[Source code of charts]
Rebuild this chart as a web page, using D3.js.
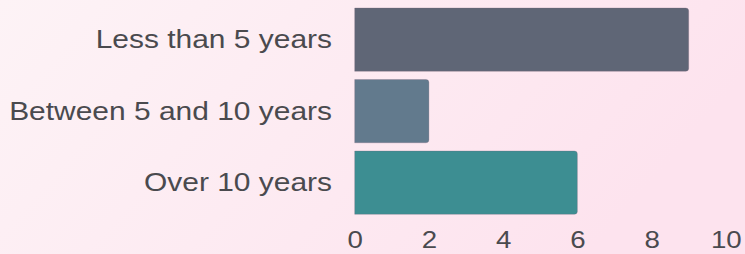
<!DOCTYPE html>
<html>
<head>
<meta charset="utf-8">
<script src="https://cdn.jsdelivr.net/npm/d3@7"></script>
<style>
  html, body { margin: 0; padding: 0; }
  body { width: 745px; height: 254px; overflow: hidden; }
</style>
</head>
<body>
<div id="chart"></div>
<script>
var categories = ["Less than 5 years", "Between 5 and 10 years", "Over 10 years"];
var values = [9, 2, 6];
var colors = ["#5f6676", "#627a8d", "#3d8e92"];
var ticks = [0, 2, 4, 6, 8, 10];

var width = 745, height = 254;
// the reference text looks a little stretched sideways
var stretch = "scale(1.13,1)";

var svg = d3.select("#chart")
  .append("svg")
    .attr("width", width)
    .attr("height", height);

var defs = svg.append("defs");
var grad = defs.append("linearGradient")
    .attr("id", "bg")
    .attr("x1", "0%").attr("y1", "0%")
    .attr("x2", "100%").attr("y2", "30%");
grad.append("stop").attr("offset", "0%").attr("stop-color", "#fdf3f6");
grad.append("stop").attr("offset", "100%").attr("stop-color", "#fde3ee");

svg.append("rect")
    .attr("width", width)
    .attr("height", height)
    .attr("fill", "url(#bg)");

var x = d3.scaleLinear()
    .domain([0, 10])
    .range([354.7, 725.8]);

var y = d3.scaleBand()
    .domain(categories)
    .range([8, 214.3])
    .paddingInner(0.115)
    .paddingOuter(0);

var r = 3;

// bars: square on the left, rounded on the right
svg.selectAll(".bar")
  .data(values)
  .enter().append("path")
    .attr("class", "bar")
    .attr("d", function(d, i) {
      var x0 = x(0), x1 = x(d), y0 = y(categories[i]), h = y.bandwidth();
      return "M" + x0 + "," + y0 +
        "H" + (x1 - r) +
        "Q" + x1 + "," + y0 + " " + x1 + "," + (y0 + r) +
        "V" + (y0 + h - r) +
        "Q" + x1 + "," + (y0 + h) + " " + (x1 - r) + "," + (y0 + h) +
        "H" + x0 + "Z";
    })
    .attr("fill", function(d, i) { return colors[i]; })
    .attr("stroke", "rgba(120,100,120,0.35)")
    .attr("stroke-width", 0.8);

var xAxis = svg.append("g")
    .attr("transform", "translate(0," + 222 + ")")
    .call(d3.axisBottom(x).tickValues(ticks).tickSize(0).tickPadding(0));
xAxis.select(".domain").remove();
xAxis.selectAll("text")
    .attr("dy", 0)
    .attr("y", 26.5)
    .attr("transform", stretch)
    .attr("fill", "#4a4a4e")
    .style("font-family", "'Liberation Sans', Arial, sans-serif")
    .style("font-size", "24.5px");

var yAxis = svg.append("g")
    .attr("transform", "translate(" + 332 + ",0)")
    .call(d3.axisLeft(y).tickSize(0).tickPadding(0));
yAxis.select(".domain").remove();
yAxis.selectAll("text")
    .attr("transform", stretch)
    .attr("fill", "#4a4a4e")
    .style("font-family", "'Liberation Sans', Arial, sans-serif")
    .style("font-size", "26.5px");
</script>
</body>
</html>
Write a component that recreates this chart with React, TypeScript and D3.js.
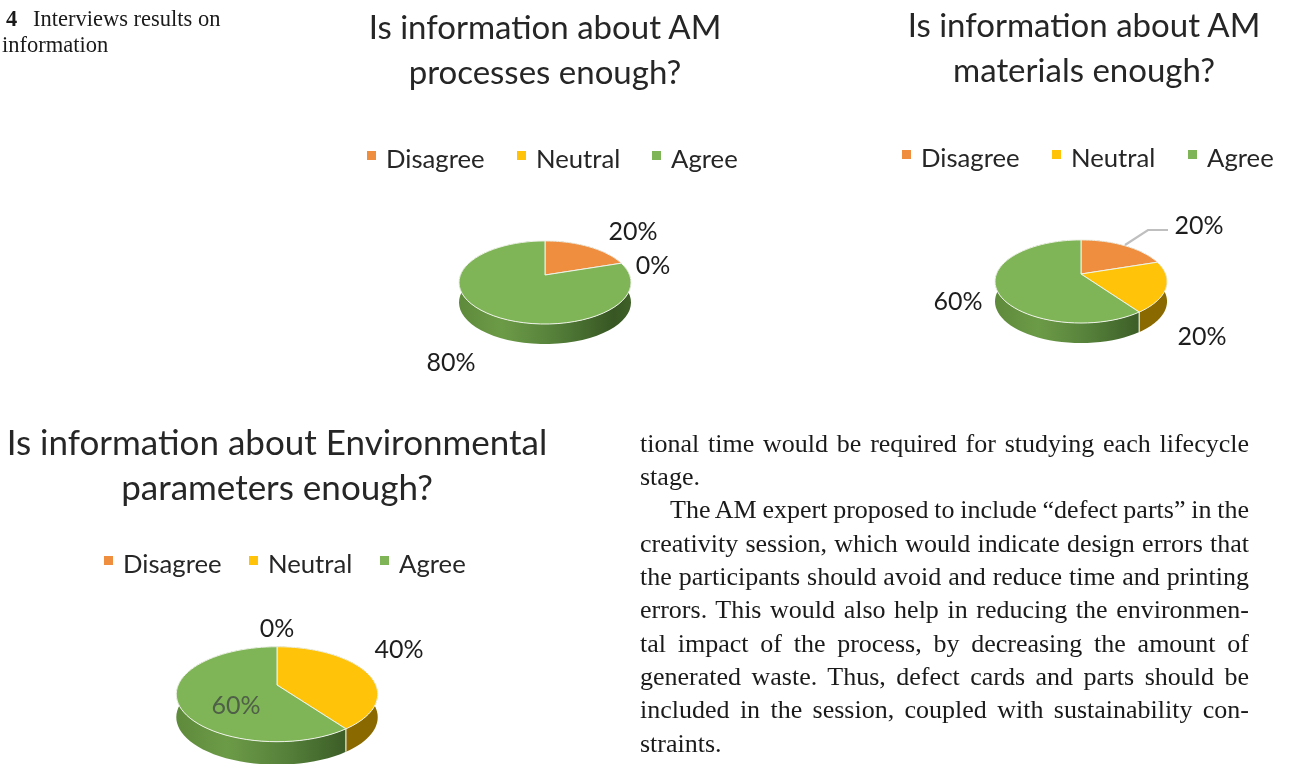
import React, { useLayoutEffect, useRef } from "react";
import * as d3 from "d3";

const W = 1290;
const H = 764;
const sentiments = ["Disagree", "Neutral", "Agree"];
const sentimentColors = ["#EF8E3F", "#FFC409", "#7FB557"];
const wallColors = ["#8a4a1a", "#8a6900", "#5f8f3c"];

const questionTitles = [
  ["Is information about AM", "processes enough?"],
  ["Is information about AM", "materials enough?"],
  ["Is information about Environmental", "parameters enough?"],
];
const processValues = [20, 0, 80];
const materialValues = [20, 20, 60];
const environmentValues = [0, 40, 60];

const captionLines = ["Interviews results on", "information"];
const paragraphLines = [
  { t: "tional time would be required for studying each lifecycle", j: true, x: 640 },
  { t: "stage.", j: false, x: 640 },
  { t: "The AM expert proposed to include “defect parts” in the", j: true, x: 670 },
  { t: "creativity session, which would indicate design errors that", j: true, x: 640 },
  { t: "the participants should avoid and reduce time and printing", j: true, x: 640 },
  { t: "errors. This would also help in reducing the environmen-", j: true, x: 640 },
  { t: "tal impact of the process, by decreasing the amount of", j: true, x: 640 },
  { t: "generated waste. Thus, defect cards and parts should be", j: true, x: 640 },
  { t: "included in the session, coupled with sustainability con-", j: true, x: 640 },
  { t: "straints.", j: false, x: 640 },
];
const paragraphY = [452, 485, 518, 552, 585, 618, 652, 685, 718, 752];

const chartFont = "Lato, 'Open Sans', sans-serif";

type Lab = { text: string; x: number; y: number; fill?: string };
type Spec = {
  id: string;
  values: number[];
  title: string[];
  titleX: number;
  titleY: number[];
  titleSize: number;
  legendX: number[];
  legendY: number;
  legendSize: number;
  cx: number;
  cy: number;
  a: number;
  b: number;
  p: number;
  depth: number;
  labels: Lab[];
  leader?: [number, number][];
};

const specs: Spec[] = [
  {
    id: "p", values: processValues, title: questionTitles[0], titleX: 545, titleY: [39, 84], titleSize: 33,
    legendX: [367, 517, 652], legendY: 168, legendSize: 25.7,
    cx: 545, cy: 275, a: 84.6, b: 40.2, p: 0.18, depth: 20,
    labels: [
      { text: "20%", x: 633, y: 240 },
      { text: "0%", x: 653, y: 274 },
      { text: "80%", x: 451, y: 371 },
    ],
  },
  {
    id: "m", values: materialValues, title: questionTitles[1], titleX: 1084, titleY: [37, 82], titleSize: 33,
    legendX: [902, 1052, 1188], legendY: 167, legendSize: 25.7,
    cx: 1081, cy: 274, a: 84.6, b: 40.2, p: 0.18, depth: 20,
    labels: [
      { text: "20%", x: 1199, y: 234 },
      { text: "20%", x: 1202, y: 345 },
      { text: "60%", x: 958, y: 310 },
    ],
    leader: [[1125, 245], [1148, 230], [1168, 230]],
  },
  {
    id: "e", values: environmentValues, title: questionTitles[2], titleX: 277, titleY: [455, 500], titleSize: 35,
    legendX: [104, 249, 380], legendY: 573, legendSize: 25.7,
    cx: 277, cy: 685, a: 98.8, b: 45.7, p: 0.194, depth: 23,
    labels: [
      { text: "0%", x: 277, y: 637 },
      { text: "40%", x: 399, y: 658 },
      { text: "60%", x: 236, y: 714, fill: "#4f5f48" },
    ],
  },
];

function Pie3D({ s }: { s: Spec }) {
  const arcs = d3.pie<number>().sort(null).value((d) => d)(s.values);
  const project = (theta: number, drop = 0): [number, number] => {
    const u = Math.sin(theta);
    const w = Math.cos(theta);
    const den = 1 + s.p * w;
    return [s.cx + (s.a * u) / den, s.cy - (s.b * w) / den + drop];
  };
  const line = d3.line();
  const sample = (a0: number, a1: number, drop = 0) =>
    d3.range(0, 61).map((i) => project(a0 + ((a1 - a0) * i) / 60, drop));
  const live = arcs
    .map((d, i) => ({ d, i }))
    .filter(({ d }) => d.endAngle - d.startAngle > 0);
  const left = s.cx - s.a * 1.02;
  const right = s.cx + s.a * 1.02;
  return (
    <g>
      <defs>
        <linearGradient id={`wall-${s.id}`} gradientUnits="userSpaceOnUse" x1={left} x2={right} y1={0} y2={0}>
          <stop offset="0" stopColor="#5e8a3b" />
          <stop offset="0.25" stopColor="#6c9b47" />
          <stop offset="0.55" stopColor="#55803a" />
          <stop offset="0.9" stopColor="#375623" />
          <stop offset="1" stopColor="#3f6128" />
        </linearGradient>
      </defs>
      {live.map(({ d, i }) => {
        const top = sample(d.startAngle, d.endAngle);
        const bottom = sample(d.startAngle, d.endAngle, s.depth).reverse();
        return (
          <path
            key={`w${i}`}
            d={line([...top, ...bottom]) + "Z"}
            fill={i === 2 ? `url(#wall-${s.id})` : wallColors[i]}
          />
        );
      })}
      {live.map(({ d, i }) => (
        <path
          key={`e${i}`}
          d={line([project(d.startAngle), project(d.startAngle, s.depth)]) as string}
          stroke="#e6ebe0"
          strokeWidth={d.startAngle > Math.PI / 2 && d.startAngle < (3 * Math.PI) / 2 ? 1.2 : 0}
          fill="none"
        />
      ))}
      {live.map(({ d, i }) => (
        <path
          key={`t${i}`}
          d={line([[s.cx, s.cy], ...sample(d.startAngle, d.endAngle)]) + "Z"}
          fill={sentimentColors[i]}
          stroke="#eef2e8"
          strokeWidth={1}
          strokeLinejoin="round"
        />
      ))}
      {s.leader && <path d={line(s.leader) as string} fill="none" stroke="#bfbfbf" strokeWidth={2.2} />}
      {s.labels.map((l, i) => (
        <text key={i} x={l.x} y={l.y} fontSize={25} textAnchor="middle" fill={l.fill ?? "#1d1d1d"} fontFamily={chartFont}>
          {l.text}
        </text>
      ))}
    </g>
  );
}

function Head({ s }: { s: Spec }) {
  return (
    <g fontFamily={chartFont}>
      {s.title.map((t, i) => (
        <text key={i} x={s.titleX} y={s.titleY[i]} fontSize={s.titleSize} textAnchor="middle" fill="#262626">
          {t}
        </text>
      ))}
      {sentiments.map((n, i) => (
        <g key={n}>
          <rect x={s.legendX[i]} y={s.legendY - 17} width={9} height={9} fill={sentimentColors[i]} />
          <text x={s.legendX[i] + 19} y={s.legendY} fontSize={s.legendSize} fill="#262626">
            {n}
          </text>
        </g>
      ))}
    </g>
  );
}

export default function App() {
  const ref = useRef<SVGSVGElement>(null);
  useLayoutEffect(() => {
    const sel = d3.select(ref.current).selectAll<SVGTextElement, unknown>("text.just");
    sel.each(function () {
      const el = this;
      el.style.wordSpacing = "0px";
      const len = el.getComputedTextLength();
      const n = (el.textContent || "").split(" ").length - 1;
      const target = 1249 - Number(el.getAttribute("x"));
      el.style.wordSpacing = `${(target - len) / n}px`;
    });
  }, []);
  return (
    <svg
      ref={ref}
      width={W}
      height={H}
      viewBox={`0 0 ${W} ${H}`}
      style={{ position: "fixed", left: 0, top: 0, background: "#fff", display: "block", filter: "blur(0.45px)" }}
    >
      <g fontFamily="'Liberation Serif', serif" fontSize={22.5} fill="#1a1a1a">
        <text x={6} y={26} fontWeight="bold">4</text>
        <text x={33} y={26}>{captionLines[0]}</text>
        <text x={2} y={52}>{captionLines[1]}</text>
      </g>
      {specs.map((s) => (
        <g key={s.id}>
          <Head s={s} />
          <Pie3D s={s} />
        </g>
      ))}
      <g fontFamily="'Liberation Serif', serif" fontSize={26} fill="#1a1a1a">
        {paragraphLines.map((l, i) => (
          <text key={i} x={l.x} y={paragraphY[i]} className={l.j ? "just" : undefined}>
            {l.t}
          </text>
        ))}
      </g>
    </svg>
  );
}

To do: Your task is to reproduce the entries above word for word, from the first line through the line with "var ticks = [0, 2, 4, 6, 8, 10];", and please leave out any pictures.

Output of the exercise:
Rebuild this chart as a web page, using D3.js.
<!DOCTYPE html>
<html>
<head>
<meta charset="utf-8">
<script src="https://cdn.jsdelivr.net/npm/d3@7"></script>
<style>
  html, body { margin: 0; padding: 0; }
  body { width: 745px; height: 254px; overflow: hidden; }
</style>
</head>
<body>
<div id="chart"></div>
<script>
var categories = ["Less than 5 years", "Between 5 and 10 years", "Over 10 years"];
var values = [9, 2, 6];
var colors = ["#5f6676", "#627a8d", "#3d8e92"];
var ticks = [0, 2, 4, 6, 8, 10];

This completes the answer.